-- Dataset records --
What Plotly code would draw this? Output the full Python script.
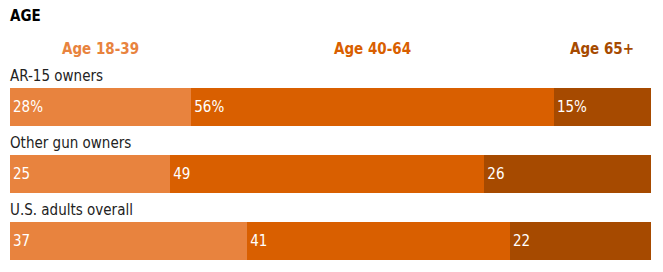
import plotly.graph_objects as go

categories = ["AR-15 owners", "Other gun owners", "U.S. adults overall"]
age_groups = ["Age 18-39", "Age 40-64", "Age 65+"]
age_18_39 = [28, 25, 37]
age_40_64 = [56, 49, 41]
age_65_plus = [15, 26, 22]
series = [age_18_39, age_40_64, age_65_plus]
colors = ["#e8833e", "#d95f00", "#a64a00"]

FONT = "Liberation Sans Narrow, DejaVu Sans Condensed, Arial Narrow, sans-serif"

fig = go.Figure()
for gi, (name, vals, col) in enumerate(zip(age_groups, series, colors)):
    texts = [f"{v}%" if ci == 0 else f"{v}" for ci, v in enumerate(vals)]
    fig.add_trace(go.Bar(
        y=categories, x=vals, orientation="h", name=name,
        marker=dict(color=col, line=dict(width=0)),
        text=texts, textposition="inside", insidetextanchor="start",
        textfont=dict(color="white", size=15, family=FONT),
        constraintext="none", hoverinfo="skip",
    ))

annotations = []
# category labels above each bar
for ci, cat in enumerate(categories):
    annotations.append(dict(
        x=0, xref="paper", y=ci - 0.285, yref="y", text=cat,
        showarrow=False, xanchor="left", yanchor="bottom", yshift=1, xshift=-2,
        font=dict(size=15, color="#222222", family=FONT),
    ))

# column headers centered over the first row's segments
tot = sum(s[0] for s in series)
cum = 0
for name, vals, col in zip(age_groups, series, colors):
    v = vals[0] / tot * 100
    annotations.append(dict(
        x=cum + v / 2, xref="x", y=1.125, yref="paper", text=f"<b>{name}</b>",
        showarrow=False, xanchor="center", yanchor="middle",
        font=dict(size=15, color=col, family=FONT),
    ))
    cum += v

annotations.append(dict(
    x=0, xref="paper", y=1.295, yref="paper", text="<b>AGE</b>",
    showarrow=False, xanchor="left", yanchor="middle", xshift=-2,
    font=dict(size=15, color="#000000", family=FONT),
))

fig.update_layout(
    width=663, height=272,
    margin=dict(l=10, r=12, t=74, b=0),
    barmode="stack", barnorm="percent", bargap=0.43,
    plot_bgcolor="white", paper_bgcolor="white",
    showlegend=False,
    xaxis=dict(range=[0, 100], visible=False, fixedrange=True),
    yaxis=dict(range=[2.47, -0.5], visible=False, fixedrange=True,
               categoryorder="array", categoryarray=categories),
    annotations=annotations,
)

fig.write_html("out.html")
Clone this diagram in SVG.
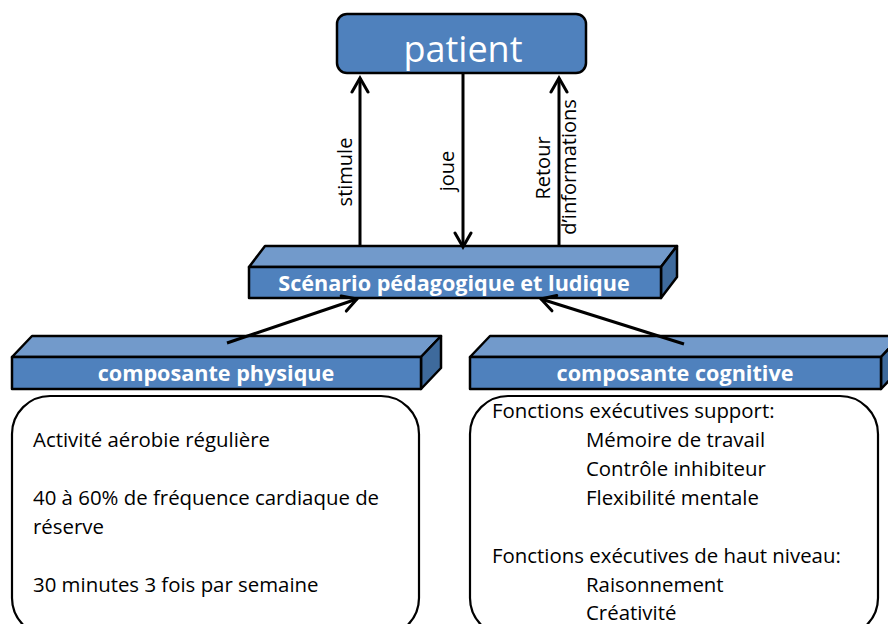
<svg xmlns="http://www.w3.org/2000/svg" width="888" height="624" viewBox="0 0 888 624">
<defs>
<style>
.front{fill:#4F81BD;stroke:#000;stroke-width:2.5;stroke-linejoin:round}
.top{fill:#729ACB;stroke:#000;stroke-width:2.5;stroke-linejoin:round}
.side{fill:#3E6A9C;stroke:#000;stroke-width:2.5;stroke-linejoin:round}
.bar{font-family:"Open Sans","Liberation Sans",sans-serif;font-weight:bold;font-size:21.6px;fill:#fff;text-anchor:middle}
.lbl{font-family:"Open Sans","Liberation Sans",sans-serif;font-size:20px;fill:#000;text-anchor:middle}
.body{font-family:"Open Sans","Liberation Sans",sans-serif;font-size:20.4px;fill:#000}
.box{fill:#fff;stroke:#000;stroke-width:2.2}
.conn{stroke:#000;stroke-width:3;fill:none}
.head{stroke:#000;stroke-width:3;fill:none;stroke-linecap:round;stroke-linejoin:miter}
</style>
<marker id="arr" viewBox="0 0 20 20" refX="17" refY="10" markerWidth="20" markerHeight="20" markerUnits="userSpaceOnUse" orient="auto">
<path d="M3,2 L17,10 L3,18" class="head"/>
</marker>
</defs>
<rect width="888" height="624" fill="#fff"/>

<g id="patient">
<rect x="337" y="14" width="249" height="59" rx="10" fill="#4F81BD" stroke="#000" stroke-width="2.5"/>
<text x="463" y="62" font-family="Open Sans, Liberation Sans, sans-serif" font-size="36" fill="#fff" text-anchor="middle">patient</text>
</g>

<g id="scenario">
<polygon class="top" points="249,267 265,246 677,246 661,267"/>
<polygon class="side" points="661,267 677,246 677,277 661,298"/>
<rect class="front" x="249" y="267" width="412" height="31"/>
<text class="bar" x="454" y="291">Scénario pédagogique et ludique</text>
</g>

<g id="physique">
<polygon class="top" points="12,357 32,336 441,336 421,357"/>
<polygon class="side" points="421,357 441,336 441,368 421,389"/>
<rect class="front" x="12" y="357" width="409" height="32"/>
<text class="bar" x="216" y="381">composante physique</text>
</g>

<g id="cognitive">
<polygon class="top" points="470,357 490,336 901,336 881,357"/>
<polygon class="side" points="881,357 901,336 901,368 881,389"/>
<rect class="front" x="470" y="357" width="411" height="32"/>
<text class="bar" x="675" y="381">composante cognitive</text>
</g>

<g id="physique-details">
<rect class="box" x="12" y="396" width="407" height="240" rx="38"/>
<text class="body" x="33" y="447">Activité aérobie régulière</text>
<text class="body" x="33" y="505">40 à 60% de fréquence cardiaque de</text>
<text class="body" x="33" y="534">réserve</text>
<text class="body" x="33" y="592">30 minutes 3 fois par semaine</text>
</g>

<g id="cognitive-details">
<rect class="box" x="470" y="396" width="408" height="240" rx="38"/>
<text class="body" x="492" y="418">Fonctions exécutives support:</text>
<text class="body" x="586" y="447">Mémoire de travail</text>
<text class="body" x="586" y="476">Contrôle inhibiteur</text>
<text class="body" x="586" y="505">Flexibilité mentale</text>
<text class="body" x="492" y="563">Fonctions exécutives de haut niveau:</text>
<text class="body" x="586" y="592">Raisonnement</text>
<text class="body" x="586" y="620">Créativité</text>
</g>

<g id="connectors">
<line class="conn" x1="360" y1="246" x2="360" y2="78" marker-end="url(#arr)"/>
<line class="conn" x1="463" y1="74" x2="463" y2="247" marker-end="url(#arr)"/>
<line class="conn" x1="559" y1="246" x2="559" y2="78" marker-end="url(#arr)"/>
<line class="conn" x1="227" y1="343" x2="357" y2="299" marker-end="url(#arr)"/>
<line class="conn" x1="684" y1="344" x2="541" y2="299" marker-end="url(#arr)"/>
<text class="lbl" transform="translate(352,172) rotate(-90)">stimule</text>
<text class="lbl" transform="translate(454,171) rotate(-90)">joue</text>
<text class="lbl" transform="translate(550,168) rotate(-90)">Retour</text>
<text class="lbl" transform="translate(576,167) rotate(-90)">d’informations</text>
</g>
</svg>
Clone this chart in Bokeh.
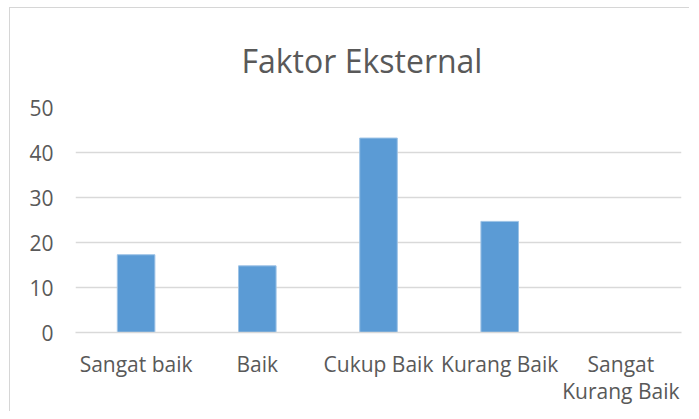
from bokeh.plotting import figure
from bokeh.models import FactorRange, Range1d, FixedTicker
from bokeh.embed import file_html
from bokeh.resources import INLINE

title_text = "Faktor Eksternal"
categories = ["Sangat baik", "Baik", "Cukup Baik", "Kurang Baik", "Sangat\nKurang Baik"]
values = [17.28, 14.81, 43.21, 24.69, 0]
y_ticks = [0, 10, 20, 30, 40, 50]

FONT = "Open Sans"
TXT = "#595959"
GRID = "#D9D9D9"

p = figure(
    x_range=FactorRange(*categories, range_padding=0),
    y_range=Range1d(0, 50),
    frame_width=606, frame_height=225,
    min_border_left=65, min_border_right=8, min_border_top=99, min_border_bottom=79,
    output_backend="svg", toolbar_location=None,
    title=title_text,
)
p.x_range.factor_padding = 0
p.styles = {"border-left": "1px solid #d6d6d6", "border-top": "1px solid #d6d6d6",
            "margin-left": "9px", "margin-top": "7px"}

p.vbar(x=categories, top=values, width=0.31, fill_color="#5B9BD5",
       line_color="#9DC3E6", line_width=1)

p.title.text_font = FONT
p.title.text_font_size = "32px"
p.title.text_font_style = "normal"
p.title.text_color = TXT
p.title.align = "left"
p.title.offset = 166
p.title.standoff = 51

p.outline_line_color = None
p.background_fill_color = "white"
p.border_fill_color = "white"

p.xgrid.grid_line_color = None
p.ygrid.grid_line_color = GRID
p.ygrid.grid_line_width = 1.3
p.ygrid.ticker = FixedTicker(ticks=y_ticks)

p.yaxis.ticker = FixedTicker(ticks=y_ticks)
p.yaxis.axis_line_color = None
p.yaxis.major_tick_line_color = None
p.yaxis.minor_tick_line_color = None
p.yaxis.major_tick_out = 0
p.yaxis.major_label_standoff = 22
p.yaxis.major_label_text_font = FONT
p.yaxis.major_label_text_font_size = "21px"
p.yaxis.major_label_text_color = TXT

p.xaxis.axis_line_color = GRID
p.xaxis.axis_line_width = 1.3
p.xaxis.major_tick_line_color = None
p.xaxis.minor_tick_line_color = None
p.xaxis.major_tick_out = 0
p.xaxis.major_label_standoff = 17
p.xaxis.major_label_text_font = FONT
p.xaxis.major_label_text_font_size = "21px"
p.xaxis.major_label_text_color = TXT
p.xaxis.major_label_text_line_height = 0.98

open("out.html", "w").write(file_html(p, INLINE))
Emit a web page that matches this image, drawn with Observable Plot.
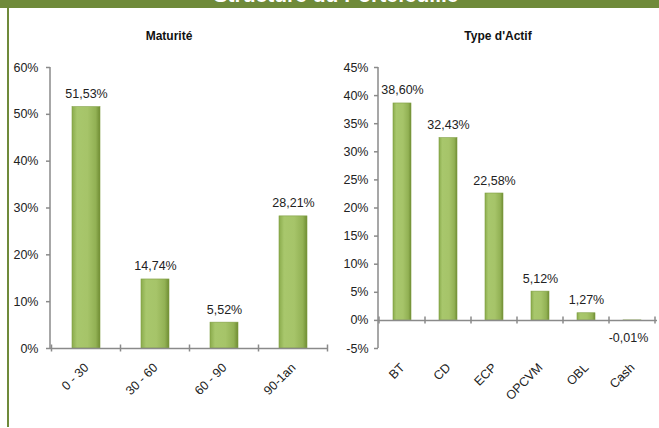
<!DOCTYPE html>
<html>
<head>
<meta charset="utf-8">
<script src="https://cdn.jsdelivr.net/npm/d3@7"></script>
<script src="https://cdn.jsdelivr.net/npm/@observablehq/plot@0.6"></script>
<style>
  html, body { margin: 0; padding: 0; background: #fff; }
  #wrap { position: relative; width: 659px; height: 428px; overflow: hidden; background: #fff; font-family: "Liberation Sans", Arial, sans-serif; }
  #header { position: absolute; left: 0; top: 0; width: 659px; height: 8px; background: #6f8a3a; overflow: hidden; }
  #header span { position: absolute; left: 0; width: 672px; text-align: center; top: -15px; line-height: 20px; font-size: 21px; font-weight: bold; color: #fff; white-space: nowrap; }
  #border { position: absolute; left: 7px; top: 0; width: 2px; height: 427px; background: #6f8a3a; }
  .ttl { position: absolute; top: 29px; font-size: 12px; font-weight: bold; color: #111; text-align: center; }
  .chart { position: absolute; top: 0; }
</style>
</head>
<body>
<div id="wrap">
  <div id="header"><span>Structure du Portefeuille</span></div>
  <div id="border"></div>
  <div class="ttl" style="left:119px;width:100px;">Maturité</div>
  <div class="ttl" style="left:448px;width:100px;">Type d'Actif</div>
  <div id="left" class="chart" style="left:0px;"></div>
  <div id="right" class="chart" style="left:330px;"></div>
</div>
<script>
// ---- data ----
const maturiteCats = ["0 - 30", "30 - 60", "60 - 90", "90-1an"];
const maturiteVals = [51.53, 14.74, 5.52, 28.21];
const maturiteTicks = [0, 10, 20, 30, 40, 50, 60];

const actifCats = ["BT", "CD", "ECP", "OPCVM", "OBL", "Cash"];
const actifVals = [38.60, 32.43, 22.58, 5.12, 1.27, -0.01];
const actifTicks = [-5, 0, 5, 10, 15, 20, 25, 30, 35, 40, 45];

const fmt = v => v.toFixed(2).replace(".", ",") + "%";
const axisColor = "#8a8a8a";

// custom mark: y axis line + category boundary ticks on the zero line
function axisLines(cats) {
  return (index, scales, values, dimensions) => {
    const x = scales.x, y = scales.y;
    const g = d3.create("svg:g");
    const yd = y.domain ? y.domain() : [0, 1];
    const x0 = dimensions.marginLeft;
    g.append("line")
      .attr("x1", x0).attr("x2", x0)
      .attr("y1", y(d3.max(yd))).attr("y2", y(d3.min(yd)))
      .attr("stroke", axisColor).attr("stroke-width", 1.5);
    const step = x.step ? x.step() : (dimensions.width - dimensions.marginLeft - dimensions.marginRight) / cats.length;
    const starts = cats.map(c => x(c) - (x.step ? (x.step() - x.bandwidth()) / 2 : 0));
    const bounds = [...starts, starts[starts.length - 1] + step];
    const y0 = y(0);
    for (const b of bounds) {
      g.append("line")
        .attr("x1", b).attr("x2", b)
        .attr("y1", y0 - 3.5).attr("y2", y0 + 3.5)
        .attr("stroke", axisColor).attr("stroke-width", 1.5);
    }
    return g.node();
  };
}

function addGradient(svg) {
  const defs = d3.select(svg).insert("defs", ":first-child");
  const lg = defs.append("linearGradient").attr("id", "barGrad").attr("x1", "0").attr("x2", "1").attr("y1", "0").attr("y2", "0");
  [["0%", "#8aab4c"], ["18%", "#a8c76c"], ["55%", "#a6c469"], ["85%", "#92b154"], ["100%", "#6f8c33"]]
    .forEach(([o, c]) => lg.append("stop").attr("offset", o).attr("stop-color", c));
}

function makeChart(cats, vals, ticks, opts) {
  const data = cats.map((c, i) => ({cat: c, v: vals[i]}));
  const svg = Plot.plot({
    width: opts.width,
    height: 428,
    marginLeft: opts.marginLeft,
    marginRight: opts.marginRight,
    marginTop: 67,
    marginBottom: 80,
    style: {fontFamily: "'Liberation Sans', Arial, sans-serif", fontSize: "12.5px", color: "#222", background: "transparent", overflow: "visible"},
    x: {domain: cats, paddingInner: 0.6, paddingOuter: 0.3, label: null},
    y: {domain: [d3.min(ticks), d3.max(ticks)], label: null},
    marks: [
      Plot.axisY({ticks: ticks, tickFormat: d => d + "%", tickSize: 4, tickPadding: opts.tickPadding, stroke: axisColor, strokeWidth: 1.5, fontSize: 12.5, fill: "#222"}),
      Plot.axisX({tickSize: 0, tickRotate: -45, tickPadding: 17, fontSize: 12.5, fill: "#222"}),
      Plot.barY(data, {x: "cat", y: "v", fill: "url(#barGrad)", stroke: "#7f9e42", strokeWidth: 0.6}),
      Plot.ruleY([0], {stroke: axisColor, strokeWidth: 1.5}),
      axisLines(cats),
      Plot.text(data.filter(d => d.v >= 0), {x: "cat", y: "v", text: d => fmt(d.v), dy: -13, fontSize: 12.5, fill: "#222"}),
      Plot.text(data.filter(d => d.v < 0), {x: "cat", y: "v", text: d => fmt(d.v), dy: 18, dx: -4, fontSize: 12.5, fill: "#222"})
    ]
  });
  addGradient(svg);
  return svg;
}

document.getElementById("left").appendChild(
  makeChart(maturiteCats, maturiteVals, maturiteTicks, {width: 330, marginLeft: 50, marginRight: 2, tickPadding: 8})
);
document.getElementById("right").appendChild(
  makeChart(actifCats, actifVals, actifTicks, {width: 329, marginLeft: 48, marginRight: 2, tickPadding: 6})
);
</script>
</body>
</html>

-- Aim --
Start with the line that includes "Clone this chart in Bokeh." and finish with the line that includes "p.title.standoff = 51": reproduce those lines exactly, nothing before or after, and omit any pictures.

-- Answer to the task --
Clone this chart in Bokeh.
from bokeh.plotting import figure
from bokeh.models import FactorRange, Range1d, FixedTicker
from bokeh.embed import file_html
from bokeh.resources import INLINE

title_text = "Faktor Eksternal"
categories = ["Sangat baik", "Baik", "Cukup Baik", "Kurang Baik", "Sangat\nKurang Baik"]
values = [17.28, 14.81, 43.21, 24.69, 0]
y_ticks = [0, 10, 20, 30, 40, 50]

FONT = "Open Sans"
TXT = "#595959"
GRID = "#D9D9D9"

p = figure(
    x_range=FactorRange(*categories, range_padding=0),
    y_range=Range1d(0, 50),
    frame_width=606, frame_height=225,
    min_border_left=65, min_border_right=8, min_border_top=99, min_border_bottom=79,
    output_backend="svg", toolbar_location=None,
    title=title_text,
)
p.x_range.factor_padding = 0
p.styles = {"border-left": "1px solid #d6d6d6", "border-top": "1px solid #d6d6d6",
            "margin-left": "9px", "margin-top": "7px"}

p.vbar(x=categories, top=values, width=0.31, fill_color="#5B9BD5",
       line_color="#9DC3E6", line_width=1)

p.title.text_font = FONT
p.title.text_font_size = "32px"
p.title.text_font_style = "normal"
p.title.text_color = TXT
p.title.align = "left"
p.title.offset = 166
p.title.standoff = 51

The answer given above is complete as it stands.